Perhaps this offers an insight into the junta's deep-rooted insecurity four months after the May 22 coup.
 
A few weeks after taking over, the junta began censoring media, especially broadcast media, instructing them not to interview academics. Now academics want to speak out inside the walls of institutions such as Thammasat and Chiang Mai universities, but they continue to be silenced. 
 
The NCPO's hardline stance reflects their fear of people's, particularly intellectuals', deliberation. The cancellation of talks - such as the one at Thammasat University's Rangsit Campus last Thursday where academics wanted to discuss the fall of dictatorships overseas - were done in the name of maintaining unity and order. 
 
In a letter written on behalf of the NCPO to the Thammasat administrator, Colonel Pallop Fuengfu, commander of the Second Field Artillery Regiment, said the talk on foreign dictatorships "might affect the solving of national problems and create a division and differing political attitudes again".
 
Sadly, the junta doesn't realise that forcing people to keep their mouths shut is the very recipe for creating social and political division. 
 
Instead of allowing some 150 students to gather inside a classroom in Thammasat, the NCPO has succeeded in gaining the attention of a much wider crowd both locally and internationally after some 60 academics from 16 universities wrote an open letter on Sunday condemning the crackdown. 
 
Yet, the junta was unperturbed and went ahead by getting a talk scheduled for tomorrow at Chiang Mai University cancelled because one of the invited speakers is believed to be against the coup. 
 
Though Prime Minister General Prayut Chan-o-cha insists nobody has been arrested in relation to these talks, the fact still remains that all four speakers at Thammasat University, including well-known historian Nidhi Eoseewong, and the three students who organised the forum had been "invited" for questioning. 
 
The chilling effect of facing questions posed by two soldiers is unmistakable.
 
Now, one should not mistake forced silence for national reconciliation.

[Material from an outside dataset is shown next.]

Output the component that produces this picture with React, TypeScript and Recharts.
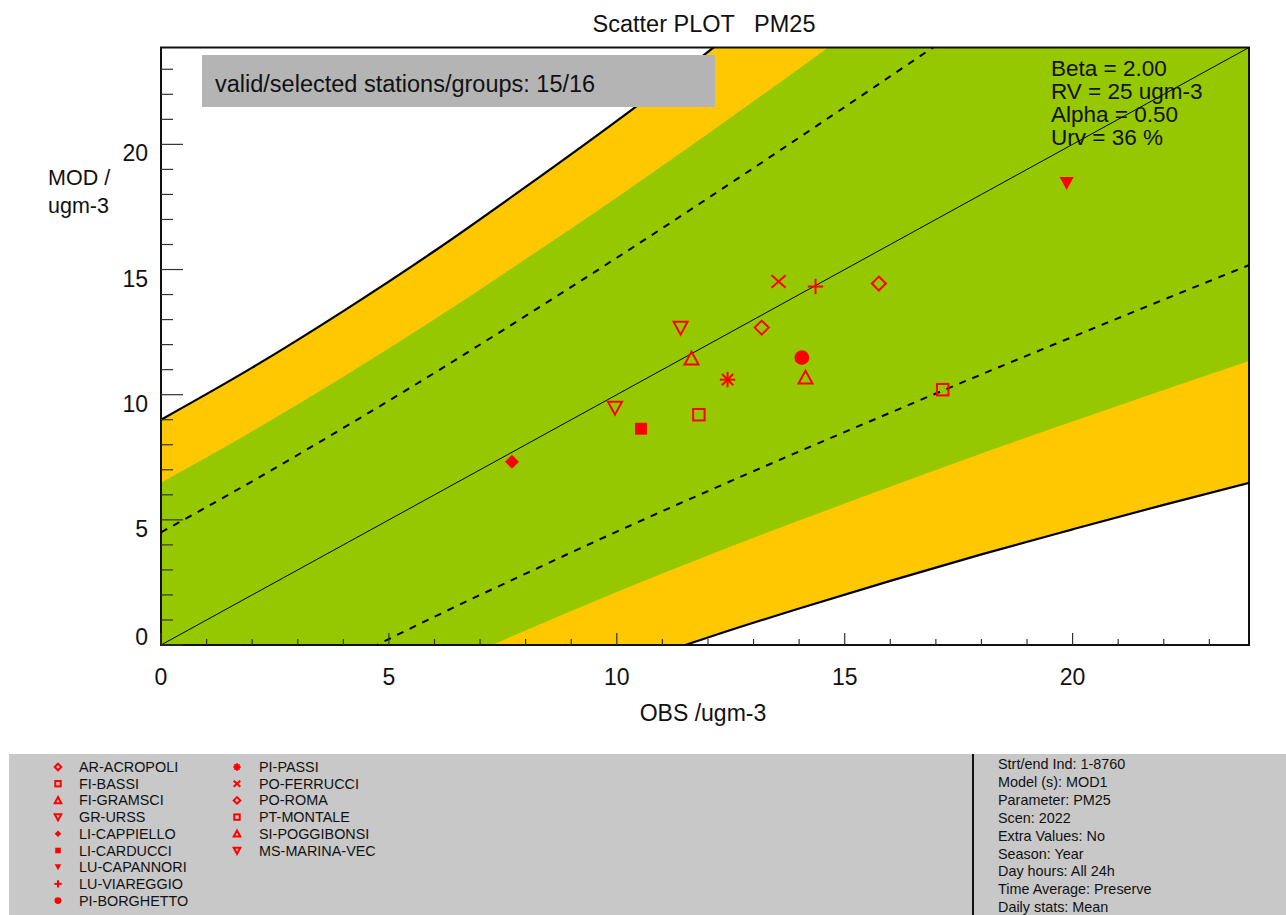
import React from 'react';
import { ComposedChart, Area, Line, Scatter, XAxis, YAxis, ReferenceArea } from 'recharts';

// observation grid for the MQO bands (ugm-3)
const obsGrid = [0, 2, 4, 6, 8, 10, 12, 14, 16, 18, 20, 22, 24];
// outer limit (beta = 2), black solid
const outerHigh = [9.0, 11.08, 13.34, 15.74, 18.3, 20.94, 23.7, 26.54, 29.44, 32.38, 35.38, 38.4, 41.46];
const outerLow = [-9.0, -7.08, -5.34, -3.74, -2.3, -0.94, 0.3, 1.46, 2.56, 3.62, 4.62, 5.6, 6.54];
// green zone limits
const greenHigh = [6.48, 8.54, 10.72, 13.01, 15.42, 17.88, 20.42, 23.03, 25.68, 28.35, 31.07, 33.81, 36.57];
const greenLow = [-6.48, -4.54, -2.72, -1.01, 0.58, 2.12, 3.58, 4.97, 6.32, 7.65, 8.93, 10.19, 11.43];
// dashed lines (beta = 1)
const dashHigh = [4.5, 6.54, 8.67, 10.87, 13.15, 15.47, 17.85, 20.27, 22.72, 25.19, 27.69, 30.2, 32.73];
const dashLow = [-4.5, -2.54, -0.67, 1.13, 2.85, 4.53, 6.15, 7.73, 9.28, 10.81, 12.31, 13.8, 15.27];

const stations = [
  'AR-ACROPOLI', 'FI-BASSI', 'FI-GRAMSCI', 'GR-URSS', 'LI-CAPPIELLO', 'LI-CARDUCCI',
  'LU-CAPANNORI', 'LU-VIAREGGIO', 'PI-BORGHETTO', 'PI-PASSI', 'PO-FERRUCCI', 'PO-ROMA',
  'PT-MONTALE', 'SI-POGGIBONSI', 'MS-MARINA-VEC',
];
const obsValues = [15.75, 11.8, 11.64, 11.4, 7.7, 10.53, 19.87, 14.36, 14.06, 12.43, 13.55, 13.18, 17.15, 14.14, 9.96];
const modValues = [14.44, 9.2, 11.44, 12.68, 7.32, 8.64, 18.44, 14.32, 11.48, 10.6, 14.52, 12.68, 10.2, 10.68, 9.48];
const symbols = [
  'diamond', 'square', 'triUp', 'triDown', 'diamondFill', 'squareFill',
  'triDownFill', 'plus', 'circleFill', 'asterisk', 'cross', 'diamond',
  'square', 'triUp', 'triDown',
];

const xTicks = Array.from({ length: 24 }, (_, i) => i);
const yTicks = xTicks;
const statsLines = ['Beta = 2.00', 'RV = 25 ugm-3', 'Alpha = 0.50', 'Urv = 36 %'];
const infoLines = [
  'Strt/end Ind: 1-8760', 'Model (s): MOD1', 'Parameter: PM25', 'Scen: 2022', 'Extra Values: No',
  'Season: Year', 'Day hours: All 24h', 'Time Average: Preserve', 'Daily stats: Mean',
];

const AXMAX = 23.87;
const FONT = '"Liberation Sans", Arial, sans-serif';
const RED = '#ff0000';

const bandData = obsGrid.map((o, i) => ({
  obs: o,
  orange: [outerLow[i], outerHigh[i]],
  green: [greenLow[i], greenHigh[i]],
  outerHi: outerHigh[i],
  outerLo: outerLow[i],
  dashHi: dashHigh[i],
  dashLo: dashLow[i],
}));

const points = stations.map((name, i) => ({ name, obs: obsValues[i], mod: modValues[i], kind: symbols[i] }));

function marker(kind: string, cx: number, cy: number, s: number, sw: number) {
  const st = { stroke: RED, strokeWidth: sw, fill: 'none' };
  const fl = { fill: RED, stroke: 'none' };
  switch (kind) {
    case 'diamond':
      return <polygon points={`${cx},${cy - s} ${cx + s},${cy} ${cx},${cy + s} ${cx - s},${cy}`} {...st} />;
    case 'diamondFill':
      return <polygon points={`${cx},${cy - s} ${cx + s},${cy} ${cx},${cy + s} ${cx - s},${cy}`} {...fl} />;
    case 'square':
      return <rect x={cx - s * 0.82} y={cy - s * 0.82} width={s * 1.64} height={s * 1.64} {...st} />;
    case 'squareFill':
      return <rect x={cx - s * 0.85} y={cy - s * 0.85} width={s * 1.7} height={s * 1.7} {...fl} />;
    case 'triUp':
      return <polygon points={`${cx},${cy - s} ${cx + s},${cy + s * 0.85} ${cx - s},${cy + s * 0.85}`} {...st} />;
    case 'triDown':
      return <polygon points={`${cx - s},${cy - s * 0.85} ${cx + s},${cy - s * 0.85} ${cx},${cy + s}`} {...st} />;
    case 'triDownFill':
      return <polygon points={`${cx - s},${cy - s * 0.9} ${cx + s},${cy - s * 0.9} ${cx},${cy + s * 0.95}`} {...fl} />;
    case 'circleFill':
      return <circle cx={cx} cy={cy} r={s * 1.05} {...fl} />;
    case 'plus':
      return (
        <g {...st}>
          <line x1={cx - s * 1.1} x2={cx + s * 1.1} y1={cy} y2={cy} />
          <line x1={cx} x2={cx} y1={cy - s * 1.1} y2={cy + s * 1.1} />
        </g>
      );
    case 'cross':
      return (
        <g {...st}>
          <line x1={cx - s} x2={cx + s} y1={cy - s * 0.9} y2={cy + s * 0.9} />
          <line x1={cx - s} x2={cx + s} y1={cy + s * 0.9} y2={cy - s * 0.9} />
        </g>
      );
    case 'asterisk':
      return (
        <g {...st}>
          <line x1={cx - s * 1.1} x2={cx + s * 1.1} y1={cy} y2={cy} />
          <line x1={cx} x2={cx} y1={cy - s * 1.1} y2={cy + s * 1.1} />
          <line x1={cx - s * 0.8} x2={cx + s * 0.8} y1={cy - s * 0.8} y2={cy + s * 0.8} />
          <line x1={cx - s * 0.8} x2={cx + s * 0.8} y1={cy + s * 0.8} y2={cy - s * 0.8} />
        </g>
      );
    default:
      return null;
  }
}

const BottomTick = (props: any) => {
  const { x, y, payload } = props;
  const v = payload.value;
  const major = v % 5 === 0;
  return (
    <g>
      <line x1={x} x2={x} y1={y} y2={y - (major ? 12 : 6)} stroke="#333" strokeWidth={1.2} />
      {major && (
        <text x={x} y={y + 40} textAnchor="middle" fontSize={23} fontFamily={FONT} fill="#111">
          {v}
        </text>
      )}
    </g>
  );
};

const TopTick = (props: any) => {
  const { x, y } = props;
  return <line x1={x} x2={x} y1={y} y2={y + 7} stroke="#333" strokeWidth={1.2} />;
};

const LeftTick = (props: any) => {
  const { x, y, payload } = props;
  const v = payload.value;
  const major = v % 5 === 0;
  return (
    <g>
      <line x1={x} x2={x + (major ? 22 : 12)} y1={y} y2={y} stroke="#333" strokeWidth={1.2} />
      {major && (
        <text x={x - 13} y={v === 0 ? y : y + 17} textAnchor="end" fontSize={23} fontFamily={FONT} fill="#111">
          {v}
        </text>
      )}
    </g>
  );
};

const RightTick = (props: any) => {
  const { x, y, payload } = props;
  const major = payload.value % 5 === 0;
  return <line x1={x} x2={x - (major ? 22 : 12)} y1={y} y2={y} stroke="#333" strokeWidth={1.2} />;
};

const legendBase = 772;
const legendStep = 16.7;

export default function App() {
  return (
    <div style={{ position: 'absolute', left: 0, top: 0, width: 1286, height: 915, overflow: 'hidden', background: '#fff' }}>
      <ComposedChart
        width={1286}
        height={750}
        data={bandData}
        margin={{ top: 47.5, right: 37, bottom: 0, left: 0 }}
      >
        <XAxis
          dataKey="obs"
          type="number"
          domain={[0, AXMAX]}
          allowDataOverflow
          ticks={xTicks}
          interval={0}
          height={105}
          tickSize={0}
          tickMargin={0}
          axisLine={false}
          tickLine={false}
          tick={<BottomTick />}
        />
        <XAxis
          xAxisId="t"
          orientation="top"
          dataKey="obs"
          type="number"
          domain={[0, AXMAX]}
          allowDataOverflow
          ticks={xTicks}
          interval={0}
          height={0}
          tickSize={0}
          tickMargin={0}
          axisLine={false}
          tickLine={false}
          tick={<TopTick />}
        />
        <YAxis
          type="number"
          domain={[0, AXMAX]}
          allowDataOverflow
          ticks={yTicks}
          interval={0}
          width={161}
          tickSize={0}
          tickMargin={0}
          axisLine={false}
          tickLine={false}
          tick={<LeftTick />}
        />
        <YAxis
          yAxisId="r"
          orientation="right"
          type="number"
          domain={[0, AXMAX]}
          allowDataOverflow
          ticks={yTicks}
          interval={0}
          width={0}
          tickSize={0}
          tickMargin={0}
          axisLine={false}
          tickLine={false}
          tick={<RightTick />}
        />
        <Area dataKey="orange" type="monotone" fill="#ffc800" fillOpacity={1} stroke="none" isAnimationActive={false} />
        <Area dataKey="green" type="monotone" fill="#96c800" fillOpacity={1} stroke="none" isAnimationActive={false} />
        <Line dataKey="outerHi" type="monotone" stroke="#000" strokeWidth={2.2} dot={false} activeDot={false} isAnimationActive={false} />
        <Line dataKey="outerLo" type="monotone" stroke="#000" strokeWidth={2.2} dot={false} activeDot={false} isAnimationActive={false} />
        <Line dataKey="dashHi" type="monotone" stroke="#000" strokeWidth={2} strokeDasharray="7 7" dot={false} activeDot={false} isAnimationActive={false} />
        <Line dataKey="dashLo" type="monotone" stroke="#000" strokeWidth={2} strokeDasharray="7 7" dot={false} activeDot={false} isAnimationActive={false} />
        <Line dataKey="obs" type="linear" stroke="#000" strokeWidth={1} dot={false} activeDot={false} isAnimationActive={false} />
        <Scatter
          data={points}
          dataKey="mod"
          isAnimationActive={false}
          shape={(p: any) => marker(p.payload.kind, p.cx, p.cy, 7, 2)}
        />
        <ReferenceArea x1={0} x2={AXMAX} y1={0} y2={AXMAX} fill="none" stroke="#111" strokeWidth={2} ifOverflow="visible" />
      </ComposedChart>

      <svg
        width={1286}
        height={915}
        style={{ position: 'absolute', left: 0, top: 0, pointerEvents: 'none' }}
        fontFamily={FONT}
      >
        <text x={704} y={32} textAnchor="middle" fontSize={23.5} fill="#111" xmlSpace="preserve">
          Scatter PLOT   PM25
        </text>
        <text x={48} y={185} fontSize={21.5} fill="#111">MOD /</text>
        <text x={48} y={213} fontSize={21.5} fill="#111">ugm-3</text>
        <text x={703} y={721} textAnchor="middle" fontSize={23} fill="#111">OBS /ugm-3</text>

        <rect x={202} y={55} width={513} height={52} fill="#b4b4b4" />
        <text x={215} y={92} fontSize={23.5} fill="#111">valid/selected stations/groups: 15/16</text>

        {statsLines.map((t, i) => (
          <text key={t} x={1051} y={76 + i * 23} fontSize={22.5} fill="#111">{t}</text>
        ))}

        <rect x={9} y={754} width={1277} height={161} fill="#c8c8c8" />
        <line x1={973} x2={973} y1={754} y2={915} stroke="#111" strokeWidth={2} />
        {stations.map((name, i) => {
          const col = i < 9 ? 0 : 1;
          const row = col === 0 ? i : i - 9;
          const by = legendBase + row * legendStep;
          const mx = col === 0 ? 58 : 237;
          const tx = col === 0 ? 79 : 259;
          return (
            <g key={name}>
              {marker(symbols[i], mx, by - 5, 3.3, 2)}
              <text x={tx} y={by} fontSize={14.4} fill="#111">{name}</text>
            </g>
          );
        })}
        {infoLines.map((t, i) => (
          <text key={t} x={998} y={769 + i * 17.9} fontSize={14.4} fill="#111">{t}</text>
        ))}
      </svg>
    </div>
  );
}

In fact, the junta is making its task of "restoring" democracy and creating national unity very doubtful by quieting differing voices. 
 
Perhaps, General Prayut fails to realise that he will look more like a dictator if he shuts down peaceful channels of dissent. 
 
Also, pro-democracy academics' mettle is being tested. It will soon be clear if they will allow their universities to be turned into the junta's playground where freedom of speech is replaced with unquestioning obedience. 
 
While it may be difficult to change this state of affairs, it is not too late to defend freedom inside university walls.